Here’s an arrow function that just throws an exception in its single-line body:
| | const mapFunction = () => throw new Error('fail'); //BROKEN CODE |
That is also a concise piece of code, but it will not work; the code will produce the following when run:
| | SyntaxError: Unexpected token throw |
For the body of an arrow function to be a single line, it should be either a statement that returns nothing or an expression that returns some value—throw can’t be part of a single-line body. As a workaround, wrap the code snippet in {}, like so:
| | const madFunction = () => { throw new Error('fail'); }; |
Prefer a single-line no-noisy body over arrow functions wherever possible and switch to wrapping with {} as an exception, like when throwing exceptions.
Caution Returning Object Literals
When a language’s syntax from different contexts collide, we have to bear the pain. Let’s create a small arrow function that returns an object literal.
| | const createObject = (name) => { firstName: name }; |
| | |
| | console.log(createObject('George')); |
That looks benign—what could possibly go wrong? The arrow function takes name as a parameter and returns an object literal, which has a firstName property with the given name as value. Let’s run the code, in good faith, and look at the output:
| | undefined |
Not what we would like to see. JavaScript notices the body of the arrow function starts with { and so decides it’s a compound body instead of a single-line body. Once it steps into the body, it notices there’s no return, so it returns undefined. But what about the firstName: name—what did JavaScript do with that? JavaScript decided to treat firstName: as a label to the expression name. “But I rarely use labels,” you may protest. Well, we just did in this example, according to JavaScript.

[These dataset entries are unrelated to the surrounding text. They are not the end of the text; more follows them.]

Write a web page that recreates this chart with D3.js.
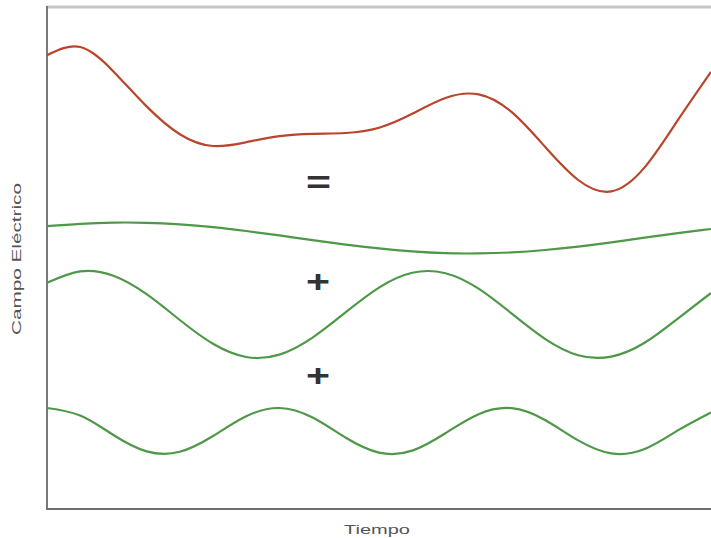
<!DOCTYPE html>
<html>
<head>
<meta charset="utf-8">
<script src="https://cdn.jsdelivr.net/npm/d3@7"></script>
<style>
  html, body { margin: 0; padding: 0; background: #fff; }
  svg { display: block; }
</style>
</head>
<body>
<svg id="chart" width="711" height="538"></svg>
<script>
// ---- data ----
const tiempo = [0, 0.5, 1, 1.5, 2, 2.5, 3, 3.5, 4, 4.5, 5, 5.5, 6, 6.5, 7, 7.5, 8, 8.5, 9, 9.5, 10];

const ondaLenta = [141.4, 142.6, 143.2, 143.1, 142.3, 140.9, 139.0, 136.8, 134.4, 132.2, 130.3,
                   128.8, 127.9, 127.8, 128.3, 129.5, 131.2, 133.3, 135.7, 137.9, 140.0];
const ondaMedia = [113.1, 118.8, 116.6, 107.4, 94.5, 82.6, 76.0, 77.2, 85.7, 98.4, 110.7,
                   118.1, 117.9, 110.2, 97.7, 85.1, 76.9, 76.2, 83.1, 95.2, 108.0];
const ondaRapida = [50.5, 46.7, 37.0, 28.8, 28.6, 36.5, 46.4, 50.5, 45.7, 35.6, 28.2,
                    29.2, 37.9, 47.4, 50.4, 44.5, 34.3, 27.8, 30.0, 39.3, 48.3];
const ondaSuma = [226.9, 231.0, 218.8, 201.3, 187.4, 181.5, 183.4, 186.4, 187.6, 188.0, 190.6,
                  197.6, 205.5, 207.3, 198.4, 181.1, 164.5, 158.8, 170.8, 194.4, 218.6];

const simbolos = [
  { texto: "=", t: 4.09, v: 163.5, ancho: 21 },
  { texto: "+", t: 4.08, v: 114.0, ancho: 20 },
  { texto: "+", t: 4.08, v: 67.0, ancho: 20 }
];
const xLabel = "Tiempo";
const yLabel = "Campo Eléctrico";

// ---- layout ----
const W = 711, H = 538;
const mLeft = 47, mTop = 7, mBottom = 509, mRight = 711;

const svg = d3.select("#chart");

const x = d3.scaleLinear().domain([0, 10]).range([mLeft, mRight]);
const y = d3.scaleLinear().domain([0, 251]).range([mBottom, mTop]);

// frame
svg.append("line").attr("x1", mLeft).attr("x2", W + 2).attr("y1", mTop).attr("y2", mTop)
  .attr("stroke", "#c6c6c6").attr("stroke-width", 3);
svg.append("line").attr("x1", mLeft).attr("x2", mLeft).attr("y1", mTop - 1).attr("y2", mBottom + 1)
  .attr("stroke", "#7a7a7a").attr("stroke-width", 2);
svg.append("line").attr("x1", mLeft - 1).attr("x2", W + 2).attr("y1", mBottom).attr("y2", mBottom)
  .attr("stroke", "#6e6e6e").attr("stroke-width", 2);

const line = d3.line()
  .x((d, i) => x(tiempo[i]))
  .y(d => y(d))
  .curve(d3.curveNatural);

const series = [
  { vals: ondaSuma, color: "#b8452c" },
  { vals: ondaLenta, color: "#4e9847" },
  { vals: ondaMedia, color: "#4e9847" },
  { vals: ondaRapida, color: "#4e9847" }
];

svg.append("g").selectAll("path").data(series).join("path")
  .attr("d", d => line(d.vals))
  .attr("fill", "none")
  .attr("stroke", d => d.color)
  .attr("stroke-width", 2.2)
  .attr("stroke-linejoin", "round");

// symbols
svg.append("g").selectAll("text").data(simbolos).join("text")
  .attr("x", d => x(d.t))
  .attr("y", d => y(d.v))
  .attr("text-anchor", "middle")
  .attr("dominant-baseline", "central")
  .attr("font-family", "Liberation Sans, Arial, sans-serif")
  .attr("font-size", 32)
  .attr("font-weight", "bold")
  .attr("fill", "#333")
  .attr("textLength", d => d.ancho + 4)
  .attr("lengthAdjust", "spacingAndGlyphs")
  .text(d => d.texto);

// axis labels
svg.append("text")
  .attr("x", 377).attr("y", 534)
  .attr("text-anchor", "middle")
  .attr("font-family", "Liberation Sans, Arial, sans-serif")
  .attr("font-size", 13)
  .attr("fill", "#555")
  .attr("textLength", 66)
  .attr("lengthAdjust", "spacingAndGlyphs")
  .text(xLabel);

svg.append("text")
  .attr("transform", "translate(21,259) rotate(-90)")
  .attr("text-anchor", "middle")
  .attr("font-family", "Liberation Sans, Arial, sans-serif")
  .attr("font-size", 12)
  .attr("fill", "#555")
  .attr("textLength", 152)
  .attr("lengthAdjust", "spacingAndGlyphs")
  .text(yLabel);
</script>
</body>
</html>
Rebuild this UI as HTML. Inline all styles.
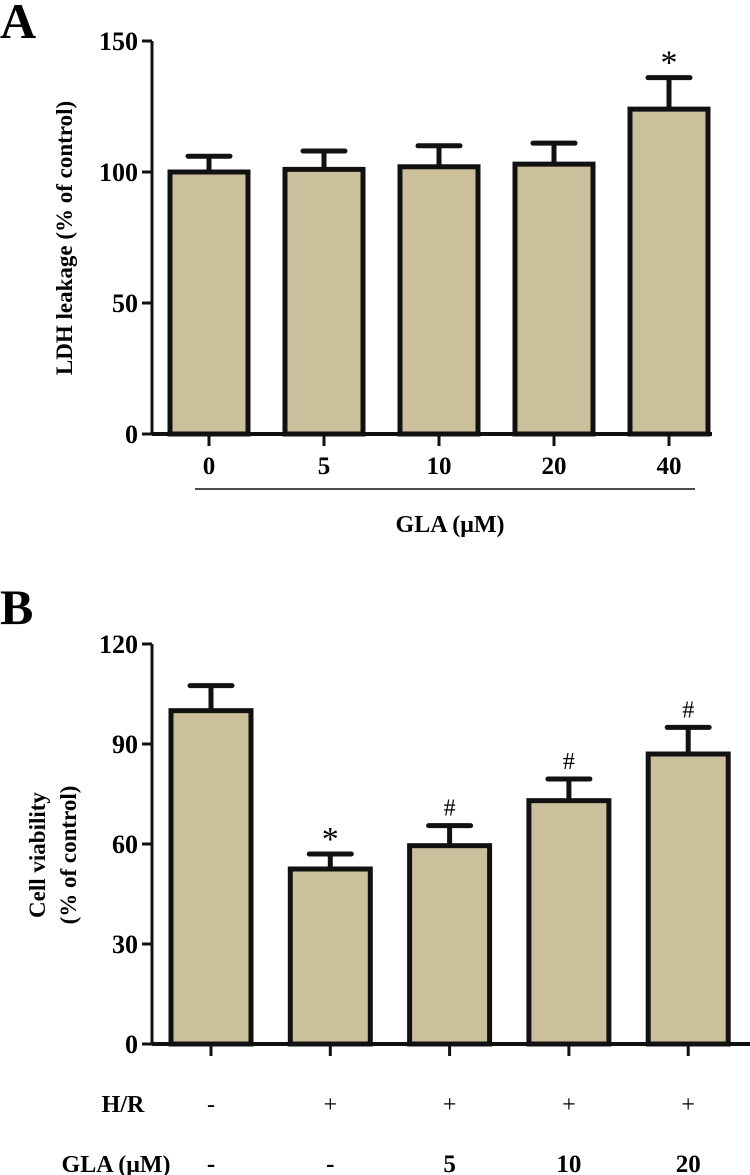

One solution to this issue is to wrap the right side of => with a return {...}, but instead we can tell JavaScript that { is not the start of a compound body but part of an expression. To do this, use (), like so:
| | const createObject = (name) => ({ firstName: name }); |
| | |
| | console.log(createObject('George')); |
Let’s take a quick look at the output of running the code after this change.
| | { firstName: 'George' } |
When JavaScript sees ( right after =>, as opposed to {, it decides the body is a single-line expression or statement. So by placing the { after (, we are able to convey the intent in a way JavaScript understands as we meant. That’s much better—well, not really, but that’s the workaround.